L'ambientazione è quella del Canada nel XVIII secolo. L'intreccio presenta il duro scontro tra la potente Compagnia della Baia di Hudson e alcuni piccoli gruppi determinati ad inserirsi nel commercio delle pellicce. Il cuore narrativo non è rappresentato, contrariamente a quanto potremmo credere, da ciò che accade al personaggio interpretato da Jason Momoa. Seguiamo invece in larga parte la vicenda tramite lo sguardo del giovane Michael Smith, un irlandese che per vari motivi finisce nel Nuovo Mondo. Qui si trova suo malgrado al centro dello scontro tra il crudele Lord Benton, inviato dalla Compagnia, e il temuto Declan Harp.

Ai margini di questo scontro a distanza si consuma un pugno di altre storie. Spiccano la storia d'amore tra lo stesso Michael e Clenna, da cui è stato separato, oppure le mire del capitano Chesterfield, sottoposto di Benton, o ancora le difficoltà di Grace, che gestisce una taverna sul posto, crocevia di molti incontri importanti.

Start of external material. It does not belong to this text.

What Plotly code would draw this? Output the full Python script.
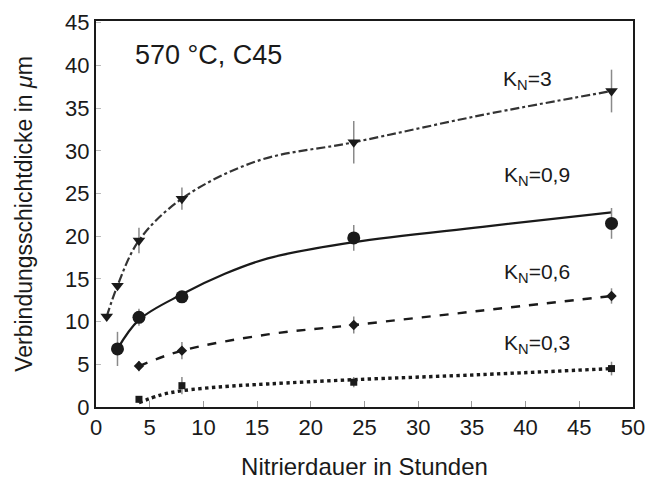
import plotly.graph_objects as go

# Measured data (Nitrierdauer in h, Verbindungsschichtdicke in µm)
x_kn3 = [1, 2, 4, 8, 24, 48]
y_kn3 = [10.6, 14.2, 19.5, 24.4, 31.0, 37.0]
e_kn3 = [0.0, 0.0, 1.5, 1.3, 2.5, 2.5]

x_kn09 = [2, 4, 8, 24, 48]
y_kn09 = [6.8, 10.5, 12.9, 19.8, 21.5]
e_kn09 = [2.0, 1.0, 0.5, 1.5, 1.8]

x_kn06 = [4, 8, 24, 48]
y_kn06 = [4.8, 6.6, 9.6, 13.0]
e_kn06 = [0.6, 1.0, 1.0, 0.9]

x_kn03 = [4, 8, 24, 48]
y_kn03 = [0.9, 2.5, 2.9, 4.5]
e_kn03 = [0.4, 1.0, 0.6, 0.8]

# Fitted curves
xf_kn3 = [1, 2, 4, 8, 15, 24, 36, 48]
yf_kn3 = [10.6, 14.2, 19.5, 24.4, 28.8, 31.0, 34.2, 37.0]
xf_kn09 = [2, 4, 8, 12, 16, 24, 36, 48]
yf_kn09 = [6.8, 10.2, 13.2, 15.6, 17.4, 19.3, 21.1, 22.8]
xf_kn06 = [4, 8, 16, 24, 36, 48]
yf_kn06 = [4.8, 6.6, 8.5, 9.6, 11.3, 13.0]
xf_kn03 = [4, 6, 8, 12, 16, 24, 36, 48]
yf_kn03 = [0.5, 1.4, 1.9, 2.4, 2.7, 3.2, 3.8, 4.5]

x_ticks = [0, 5, 10, 15, 20, 25, 30, 35, 40, 45, 50]
y_ticks = [0, 5, 10, 15, 20, 25, 30, 35, 40, 45]

labels = ["K<sub>N</sub>=3", "K<sub>N</sub>=0,9", "K<sub>N</sub>=0,6", "K<sub>N</sub>=0,3"]
label_pos = [(40.2, 38.3), (41.1, 27.0), (41.1, 15.7), (41.1, 7.4)]

ink = "#1a1a1a"
errc = "#8a8a8a"
font = "Liberation Sans, Arial, sans-serif"

fig = go.Figure()

# lines
fig.add_trace(go.Scatter(x=xf_kn3, y=yf_kn3, mode="lines", line_shape="spline",
                         line=dict(color="#333", width=2.2, dash="dashdot"), hoverinfo="skip"))
fig.add_trace(go.Scatter(x=xf_kn09, y=yf_kn09, mode="lines", line_shape="spline",
                         line=dict(color=ink, width=2.2), hoverinfo="skip"))
fig.add_trace(go.Scatter(x=xf_kn06, y=yf_kn06, mode="lines", line_shape="spline",
                         line=dict(color=ink, width=2.4, dash="dash"), hoverinfo="skip"))
fig.add_trace(go.Scatter(x=xf_kn03, y=yf_kn03, mode="lines", line_shape="spline",
                         line=dict(color=ink, width=3.4, dash="dot"), hoverinfo="skip"))

# markers with error bars
def pts(x, y, e, sym, size):
    fig.add_trace(go.Scatter(
        x=x, y=y, mode="markers",
        marker=dict(symbol=sym, size=size, color=ink),
        error_y=dict(type="data", array=e, visible=True, color=errc, thickness=1.5, width=0),
    ))

pts(x_kn3, y_kn3, e_kn3, "triangle-down", 11)
pts(x_kn09, y_kn09, e_kn09, "circle", 13)
pts(x_kn06, y_kn06, e_kn06, "diamond", 8)
pts(x_kn03, y_kn03, e_kn03, "square", 7)

annotations = [dict(x=10.5, y=41.2, text="570 °C, C45", showarrow=False, xref="x", yref="y",
                    font=dict(family=font, size=27, color=ink))]
for t, (ax, ay) in zip(labels, label_pos):
    annotations.append(dict(x=ax, y=ay, text=t, showarrow=False, xref="x", yref="y",
                            font=dict(family=font, size=21, color=ink)))

fig.update_layout(
    width=646, height=480,
    margin=dict(l=96, r=13, t=21, b=73),
    paper_bgcolor="white", plot_bgcolor="white",
    showlegend=False,
    font=dict(family=font, color=ink),
    annotations=annotations,
)
fig.update_xaxes(
    range=[0, 50], tickvals=x_ticks, ticks="inside", ticklen=6, tickcolor="#999",
    tickfont=dict(size=22, color=ink), showgrid=False, zeroline=False,
    showline=True, linecolor=ink, linewidth=2, mirror=True, automargin=False,
    title=dict(text="Nitrierdauer in Stunden", font=dict(size=24, color=ink), standoff=21),
)
fig.update_yaxes(
    range=[0, 45.2], tickvals=y_ticks, ticks="inside", ticklen=5, tickcolor="#bbb",
    tickfont=dict(size=22, color=ink), showgrid=False, zeroline=False,
    showline=True, linecolor=ink, linewidth=2, mirror=True, automargin=False,
    title=dict(text="Verbindungsschichtdicke in <i>μ</i>m", font=dict(size=23, color=ink), standoff=26),
)

fig.write_html("out.html", config={"displayModeBar": False},
               post_script="document.body.style.margin='0';document.body.style.overflow='hidden';")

Frontier lancia le proprie storie in avanti cullandosi sulla relativa semplicità di queste e sulla sensazione di familiarità che in ogni caso susciteranno. D'altra parte proprio questa sensazione di già visto rappresenta un ostacolo costante, dato che per il resto i motivi di interesse potrebbero portarci a vacillare nella visione, che comunque è semplificata dall'esiguo numero di episodi. Manca di carattere Frontier, di quella forza propulsiva che avrebbe potuto trovare nelle ambientazioni affascinanti, nella brutalità della natura selvaggia che si rispecchia negli uomini e donne che in quei luoghi abitano e formano le proprie caratteristiche.

E invece tutto risulta molto costruito, dai singoli percorsi, agli incontri sulla strada, alle decisioni da prendere, agli ostacoli e soluzioni che si presenteranno sulla via apparentemente per favorire certi esiti. Non spiccano mai davvero i caratteri, e lo stesso Jason Momoa viene sacrificato da uno script che pure non gli risparmia momenti di grande emotività e fragilità. Ecco, per chi volesse vedere un Khal Drogo o un Conan o, prossimamente, un Aquaman in vesti più umane, Frontier presenta un motivo d'interesse, ma non molto di più.